# Data for this exercise start

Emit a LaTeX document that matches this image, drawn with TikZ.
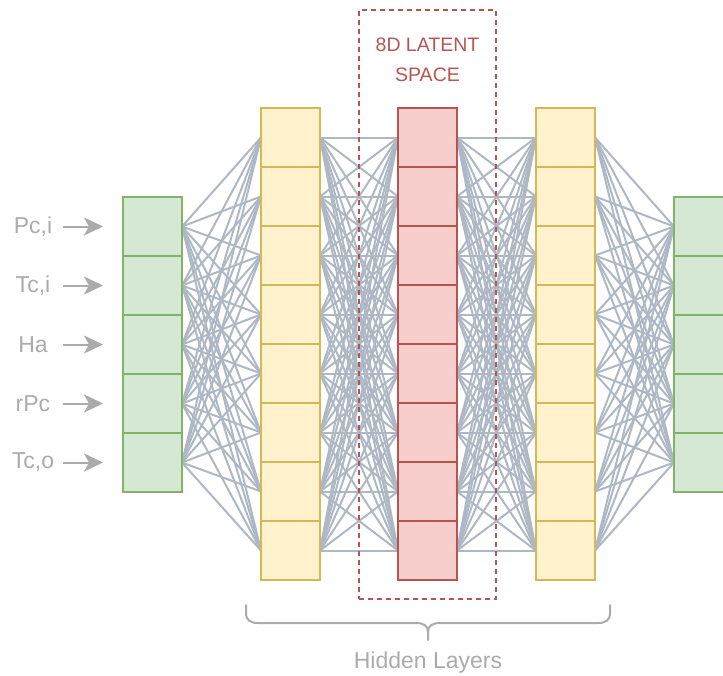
\documentclass[tikz,border=0pt]{standalone}
\usepackage{fontspec}
\setmainfont{Liberation Sans}
\usetikzlibrary{arrows.meta}
\definecolor{inFill}{HTML}{D5E8D4}
\definecolor{inLine}{HTML}{82B366}
\definecolor{hidFill}{HTML}{FFF2CC}
\definecolor{hidLine}{HTML}{D6B656}
\definecolor{latFill}{HTML}{F8CECC}
\definecolor{latLine}{HTML}{B85450}
\definecolor{wire}{HTML}{AEB8C5}
\definecolor{note}{HTML}{ABABAB}
\pgfdeclarelayer{wires}
\pgfsetlayers{wires,main}
\tikzset{
  cell/.style={draw, line width=2pt, minimum width=59pt, minimum height=59pt,
               inner sep=0pt, outer sep=0pt},
  incell/.style={cell, fill=inFill, draw=inLine},
  hidcell/.style={cell, fill=hidFill, draw=hidLine},
  latcell/.style={cell, fill=latFill, draw=latLine},
  wirelink/.style={draw=wire, line width=2pt},
  lab/.style={text=note, font=\fontsize{23}{27}\selectfont, inner sep=0pt},
  feed/.style={draw=note, line width=2pt,
               -{Stealth[length=19pt, width=18pt, inset=5pt]}},
}
\begin{document}
\begin{tikzpicture}[x=1pt, y=-1pt]
\useasboundingbox (0,0) rectangle (723,675);
\clip (0,0) rectangle (723,675);

% input and output layers (5 cells each)
\foreach \i in {1,...,5} {
  \node[incell] (in\i)  at (152.5, 167.5+59*\i) {};
  \node[incell] (out\i) at (703.5, 167.5+59*\i) {};
}
% hidden layers (8 cells each)
\foreach \j in {1,...,8} {
  \node[hidcell] (ha\j) at (290.5, 78.5+59*\j) {};
  \node[latcell] (lt\j) at (427.5, 78.5+59*\j) {};
  \node[hidcell] (hb\j) at (565.5, 78.5+59*\j) {};
}

% fully connected wiring, kept behind the cells
\begin{pgfonlayer}{wires}
  \foreach \i in {1,...,5} \foreach \j in {1,...,8} {
    \draw[wirelink] (in\i.east) -- (ha\j.west);
    \draw[wirelink] (hb\j.east) -- (out\i.west);
  }
  \foreach \i in {1,...,8} \foreach \j in {1,...,8} {
    \draw[wirelink] (ha\i.east) -- (lt\j.west);
    \draw[wirelink] (lt\i.east) -- (hb\j.west);
  }
\end{pgfonlayer}

% input labels with feed arrows
\foreach \t [count=\i] in {{Pc,i},{Tc,i},{Ha},{rPc},{Tc,o}} {
  \node[lab] (lab\i) at (33, 167.5+59*\i) {\t};
  \coordinate (fs\i) at (63, 167.5+59*\i);
  \coordinate (fe\i) at (103, 167.5+59*\i);
  \draw[feed] (fs\i) -- (fe\i);
}

% latent space frame
\node[draw=latLine, line width=2pt, dash pattern=on 5pt off 4pt,
      minimum width=137pt, minimum height=589pt, inner sep=0pt]
      (latent) at (427.5, 304.5) {};
\node[text=latLine, font=\fontsize{19.5}{30}\selectfont, align=center]
      (latlab) at (427.5, 60) {8D LATENT\\SPACE};

% brace over the hidden layers
\draw[draw=note, line width=2pt, line cap=round]
  (246,605) -- (246,613) .. controls (246,620) and (250,623) .. (258,623)
  -- (416,623) .. controls (424,623) and (428,626) .. (428,632) -- (428,640)
  (610,605) -- (610,613) .. controls (610,620) and (606,623) .. (598,623)
  -- (440,623) .. controls (432,623) and (428,626) .. (428,632);
\coordinate (braceTip) at (428,640);
\node[lab] (hidlab) at (428, 663) {Hidden Layers};
\end{tikzpicture}
\end{document}
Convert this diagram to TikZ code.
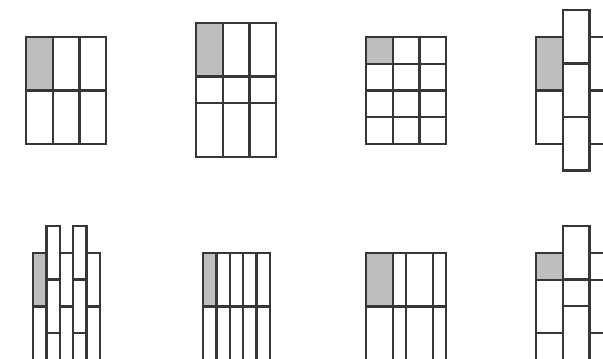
\documentclass[tikz,border=0pt]{standalone}
\begin{document}
\begin{tikzpicture}[x=1pt,y=-1pt]
\definecolor{edge}{RGB}{55,55,55}
\definecolor{shade}{RGB}{190,190,192}
\tikzset{cell/.style={draw=edge,line width=2.3pt},
  shadedcell/.style={fill=shade}}
\def\u{26.75}
\useasboundingbox (0,0) rectangle (603,359);
\clip (0,0) rectangle (603,359);
% shaded fills first
\fill[shadedcell] (26,37) rectangle ++(\u,2*\u);
\fill[shadedcell] (196,23) rectangle ++(\u,2*\u);
\fill[shadedcell] (366,37) rectangle ++(\u,\u);
\fill[shadedcell] (536,37) rectangle ++(\u,2*\u);
\fill[shadedcell] (33,253) rectangle ++(\u/2,2*\u);
\fill[shadedcell] (203,253) rectangle ++(\u/2,2*\u);
\fill[shadedcell] (366,253) rectangle ++(\u,2*\u);
\fill[shadedcell] (536,253) rectangle ++(\u,\u);
% Panel 1: 3 x 2 cells of u x 2u
\foreach \c in {0,1,2}{\foreach \r in {0,1}{
  \draw[cell] (26+\c*\u,37+\r*2*\u) rectangle ++(\u,2*\u);}}
% Panel 2
\foreach \c in {0,1,2}{
  \draw[cell] (196+\c*\u,23) rectangle ++(\u,2*\u);
  \draw[cell] (196+\c*\u,23+2*\u) rectangle ++(\u,\u);
  \draw[cell] (196+\c*\u,23+3*\u) rectangle ++(\u,2*\u);}
% Panel 3
\foreach \c in {0,1,2}{\foreach \r in {0,1,2,3}{
  \draw[cell] (366+\c*\u,37+\r*\u) rectangle ++(\u,\u);}}
% Panel 4
\foreach \r in {0,1}{
  \draw[cell] (536,37+\r*2*\u) rectangle ++(\u,2*\u);
  \draw[cell] (536+2*\u,37+\r*2*\u) rectangle ++(\u,2*\u);}
\foreach \r in {0,1,2}{
  \draw[cell] (536+\u,10+\r*2*\u) rectangle ++(\u,2*\u);}
% Panel 5
\foreach \c in {0,2,4}{\foreach \r in {0,1}{
  \draw[cell] (33+\c*\u/2,253+\r*2*\u) rectangle ++(\u/2,2*\u);}}
\foreach \c in {1,3}{\foreach \r in {0,1,2}{
  \draw[cell] (33+\c*\u/2,226+\r*2*\u) rectangle ++(\u/2,2*\u);}}
% Panel 6
\foreach \c in {0,...,4}{\foreach \r in {0,1}{
  \draw[cell] (203+\c*\u/2,253+\r*2*\u) rectangle ++(\u/2,2*\u);}}
% Panel 7
\foreach \r in {0,1}{
  \draw[cell] (366,253+\r*2*\u) rectangle ++(\u,2*\u);
  \draw[cell] (366+\u,253+\r*2*\u) rectangle ++(\u/2,2*\u);
  \draw[cell] (366+1.5*\u,253+\r*2*\u) rectangle ++(\u,2*\u);
  \draw[cell] (366+2.5*\u,253+\r*2*\u) rectangle ++(\u/2,2*\u);}
% Panel 8
\foreach \c in {0,2}{
  \draw[cell] (536+\c*\u,253) rectangle ++(\u,\u);
  \draw[cell] (536+\c*\u,253+\u) rectangle ++(\u,2*\u);
  \draw[cell] (536+\c*\u,253+3*\u) rectangle ++(\u,2*\u);}
\draw[cell] (536+\u,226) rectangle ++(\u,2*\u);
\draw[cell] (536+\u,226+2*\u) rectangle ++(\u,\u);
\draw[cell] (536+\u,226+3*\u) rectangle ++(\u,2*\u);
\end{tikzpicture}
\end{document}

# Data for this exercise end

Copy every line of the listing containing the string "with".

> _Solution to this problem_:
Emit a LaTeX document that matches this image, drawn with TikZ.
% input labels with feed arrows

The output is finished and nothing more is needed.